«La vita e la morte che si intrecciano panteisticamente nel cerchio vitale della natura. Il senso olistico dell’umanità, in cui uomini e animali si confondono in un unico moto perpetuo. Il valore di una scrittura che abbraccia tutti i sensi, dolcemente truce, in cui la bellezza e l’orrore si confondono e fondono.
[…] Claudio Morandini scrive un racconto corposo, materiale, in cui il silenzio e i pensieri prendono consistenza materica, in cui le sensazioni diventano reali e tangibili.
Un romanzo introspettivo, in cui il senso del macabro si collega alla migliore tradizione gotica. Adelmo Farandola è un nuovo mostro di Frankestein, che destinato (anche se per suo volere) alla solitudine, ne paga tutte le conseguenze più estreme: dalla durezza delle condizioni di sopravvivenza alla fame, fino a giungere alla perdita della memoria e alla pazzia.
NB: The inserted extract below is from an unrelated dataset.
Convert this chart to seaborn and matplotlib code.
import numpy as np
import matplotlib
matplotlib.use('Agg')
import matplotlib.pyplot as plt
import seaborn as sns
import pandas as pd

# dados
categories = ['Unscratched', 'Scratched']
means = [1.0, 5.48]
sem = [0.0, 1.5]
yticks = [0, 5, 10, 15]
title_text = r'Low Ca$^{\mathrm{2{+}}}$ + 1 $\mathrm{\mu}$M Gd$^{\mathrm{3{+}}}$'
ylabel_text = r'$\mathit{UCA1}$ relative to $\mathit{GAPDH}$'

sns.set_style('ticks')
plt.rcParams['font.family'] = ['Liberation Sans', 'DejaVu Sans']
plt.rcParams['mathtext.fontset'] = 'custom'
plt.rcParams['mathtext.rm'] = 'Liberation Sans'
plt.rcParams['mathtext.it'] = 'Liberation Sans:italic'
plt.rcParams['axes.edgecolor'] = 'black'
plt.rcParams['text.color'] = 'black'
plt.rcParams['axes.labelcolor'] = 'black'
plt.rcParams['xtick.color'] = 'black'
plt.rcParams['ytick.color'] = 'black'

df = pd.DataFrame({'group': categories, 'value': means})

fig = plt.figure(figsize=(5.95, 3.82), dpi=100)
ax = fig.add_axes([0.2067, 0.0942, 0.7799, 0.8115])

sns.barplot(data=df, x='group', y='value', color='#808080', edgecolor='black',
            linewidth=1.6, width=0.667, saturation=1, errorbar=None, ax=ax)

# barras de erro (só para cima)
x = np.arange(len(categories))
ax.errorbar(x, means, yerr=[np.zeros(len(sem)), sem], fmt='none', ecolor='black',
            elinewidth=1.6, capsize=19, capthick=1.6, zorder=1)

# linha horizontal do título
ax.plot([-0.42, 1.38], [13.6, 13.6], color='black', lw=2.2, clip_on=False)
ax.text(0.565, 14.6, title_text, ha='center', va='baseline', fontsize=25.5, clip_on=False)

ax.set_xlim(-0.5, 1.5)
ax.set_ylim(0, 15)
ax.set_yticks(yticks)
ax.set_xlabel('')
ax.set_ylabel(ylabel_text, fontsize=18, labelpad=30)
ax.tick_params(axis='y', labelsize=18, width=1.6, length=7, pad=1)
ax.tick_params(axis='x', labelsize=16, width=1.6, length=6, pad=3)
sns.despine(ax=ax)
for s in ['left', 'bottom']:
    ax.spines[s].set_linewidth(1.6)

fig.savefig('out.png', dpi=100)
Quello che emerge dalla scrittura tersa e nitida di Morandini è un senso pieno della natura, nella miriade disparata dei suoi aspetti, in cui la ferocia e la dolcezza, la brutalità e l’umanità perdono i loro contorni, per mescolarsi in un medesimo orizzonte.
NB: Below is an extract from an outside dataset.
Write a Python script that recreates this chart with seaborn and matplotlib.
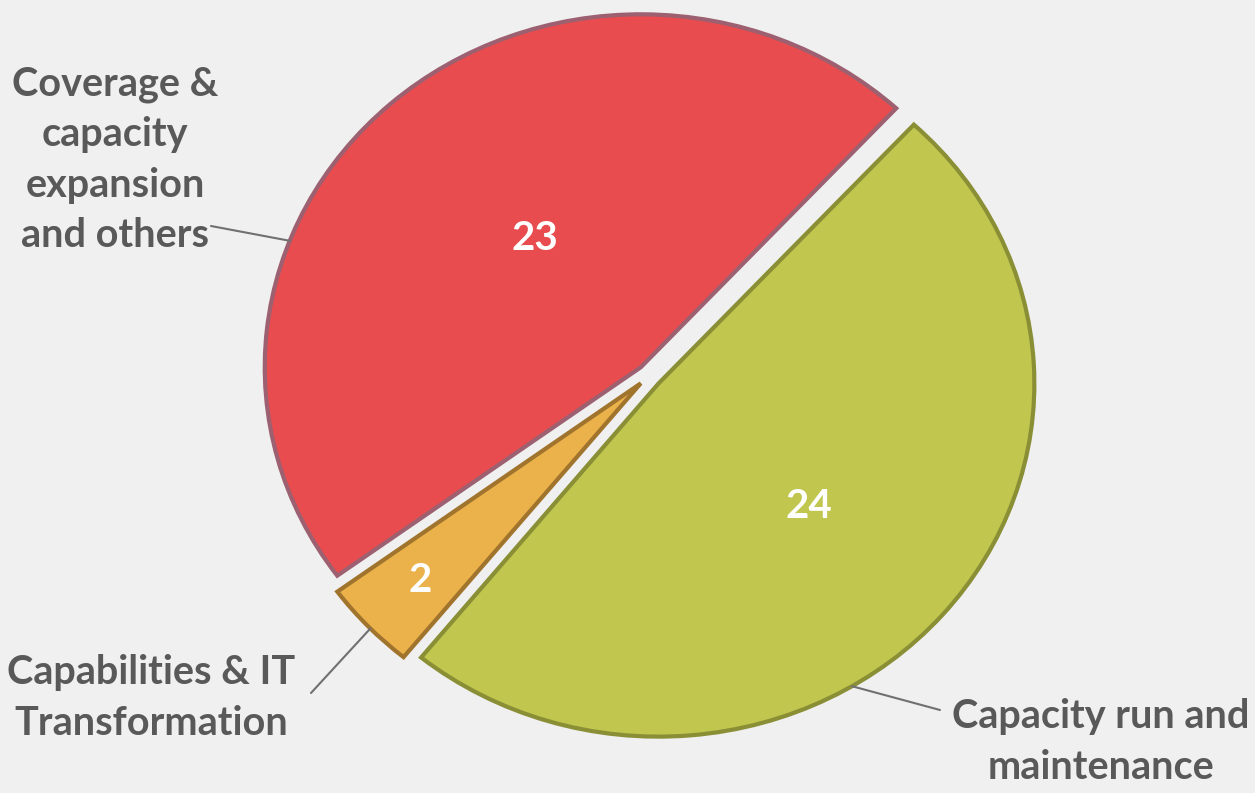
import matplotlib
matplotlib.use("Agg")
import matplotlib.pyplot as plt
import seaborn as sns
import numpy as np

# data
categories = [
    "Capacity run and\nmaintenance",
    "Capabilities & IT\nTransformation",
    "Coverage &\ncapacity\nexpansion\nand others",
]
values = [24, 2, 23]
colors = ["#C0C64E", "#EBB14A", "#E84C4E"]
edge_colors = ["#8A8F36", "#A0742C", "#9C6070"]

sns.set_theme(style="white")
plt.rcParams['font.family'] = ['Lato', 'DejaVu Sans']

W, H = 1255, 793
BG = "#F0F0F0"
TXT = "#595959"

fig = plt.figure(figsize=(W / 100, H / 100), dpi=100, facecolor=BG)
ax = fig.add_axes([0, 0, 1, 1])
ax.set_facecolor(BG)

# pie centre and radii in pixels (the original is slightly wider than tall)
RX, RY = 376, 353
CX, CY = 649, 376


def px(x, y):
    return ((x - CX) / RX, (CY - y) / RY)


wedges, _ = ax.pie(
    values,
    colors=colors,
    startangle=47.2,
    counterclock=False,
    explode=[0.033, 0.03, 0.033],
    radius=1,
    center=(0, 0),
    wedgeprops=dict(linewidth=3),
)
for w, ec in zip(wedges, edge_colors):
    w.set_edgecolor(ec)

ax.set_xlim(-CX / RX, (W - CX) / RX)
ax.set_ylim(-(H - CY) / RY, CY / RY)
ax.set_aspect('auto')
ax.axis('off')

# value labels inside the slices
value_frac = [0.53, 0.81, 0.46]
value_shift = [0, 0, -4]
for w, v, f, s in zip(wedges, values, value_frac, value_shift):
    mid = np.deg2rad((w.theta1 + w.theta2) / 2 + s)
    x0, y0 = w.center
    ax.text(x0 + f * w.r * np.cos(mid), y0 + f * w.r * np.sin(mid), str(v),
            color="white", fontsize=29, fontweight="bold",
            ha="center", va="center")

# category labels with leader lines
line_angle = [-59, 224, 159]
line_end = [(940, 710), (311, 693), (211, 226)]
label_pos = [(1101, 742), (151, 698), (115, 160)]
for w, cat, a, le, lp in zip(wedges, categories, line_angle, line_end, label_pos):
    x0, y0 = w.center
    ar = np.deg2rad(a)
    sx, sy = x0 + w.r * np.cos(ar), y0 + w.r * np.sin(ar)
    ex, ey = px(*le)
    ax.plot([sx, ex], [sy, ey], color="#707070", lw=1.5)
    tx, ty = px(*lp)
    ax.text(tx, ty, cat, color=TXT, fontsize=28.5, fontweight="bold",
            ha="center", va="center", linespacing=1.45)

fig.savefig("out.png", dpi=100, facecolor=BG)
Lontana e colpevole la civiltà, ma questo aspetto è appena accennato nel romanzo nel ronzio dei cavi elettrici a cui si allude come causa remota della pazzia di Adelmo. Anche la Storia, la vicenda tragica della guerra, rimane chiusa nella memoria di Adelmo, non dato oggettivo ma sentimentale e personale. Scelte felici a mio avviso, perché lasciano in sordina gli aspetti prettamente umani, perché sia la natura con la forza dirompente che le è propria a prendere il sopravvento.
Neve, cane, piede di Claudio Morandini parla alla parte più oscura di noi, in cui l’umano si perde nel naturale, nell’istintivo e nell’intuitivo, in un miscuglio suggestivo e riuscito degli elementi della favola (come gli animali parlanti e comunicativi) e del gotico, che spesso sconfina nell’horror, fino ad anelare alla letteratura eremitica e spiritualistica. Adelmo Farandola è la parte ancestrale e ferina di ognuno di noi, quella che rifiuta gli elementi civili dell’umanità, per collegarsi a quelli più primordiali e primitivi in cui l’uomo ha imparato il conforto di parlarsi da solo e di immaginare le voci delle bestie e delle cose pronte a rispondergli».